Monday, September 23, 2019, 4:00pm to 6:30pm

Location: 

Harvard Semitic Museum Rm 201, 6 Divinity Ave, Cambridge, MA 02138

Goldstein Lecture

The Department of Near Eastern Languages and Civilizations warmly invites you to attend an upcoming public lecture with Dr. Miriam Goldstein of the Hebrew University of Jerusalem, entitled Toledot Yeshu ("The Life of Jesus") among the Jews of Medieval Islamic Lands.

More information: This talk will explore the astonishing popularity of Toledot Yeshu—a parody of the life of Jesus, first attested in Late Antiquity in Aramaic—among the Arabic-speaking Jews of the medieval Islamic world. Presenting Toledot Yeshu as a product of medieval Judeo-Arabic literature and as a Jewish narrative shared and exchanged between the Near East, the Mediterranean and Europe, it will illuminate sustained Jewish interest in the work for more than a millennium and a half in the Near East, as well as the significance of this enduring appeal for understanding Jewish-Christian-Muslim relations in the Islamic milieu.

Miriam GoldsteinMiriam Goldstein is associate professor of Arabic Language and Literature and chair of the Department of Arabic Language and Literature at the Hebrew University of Jerusalem.

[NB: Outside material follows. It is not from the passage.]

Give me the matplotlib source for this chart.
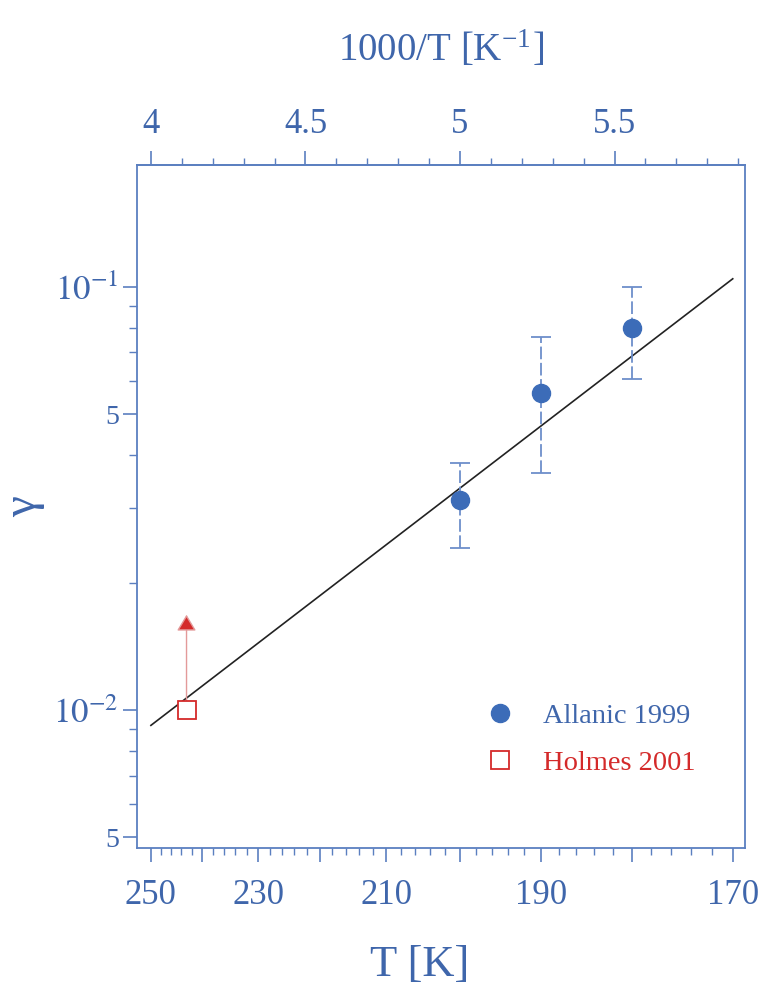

Her research focuses on medieval Judeo-Arabic literature and relations between Jews, Christians, and Muslims in the medieval Arabic-speaking world. She is the author of Karaite Exegesis in Medieval Jerusalem (Tübingen, 2011) as well as the editor of Beyond Religious Borders: Interaction and Intellectual Exchange in the Medieval Islamic World (Philadelphia, 2011) and Authorship in Mediaeval Arabic and Persian Literatures (Jerusalem, 2019). She has published numerous articles on Arabic and Judeo-Arabic literature, directs Minerva Foundation and DFG-funded projects focusing on the Judeo-Arabic manuscript collections of the Russian National Library, and is currently researching the Near Eastern versions of Toledot Yeshu. Born in Boston, Massachusetts, she studied at Harvard College and held a Marshall Fellowship at the University of Cambridge before completing her doctorate at the Hebrew University of Jerusalem.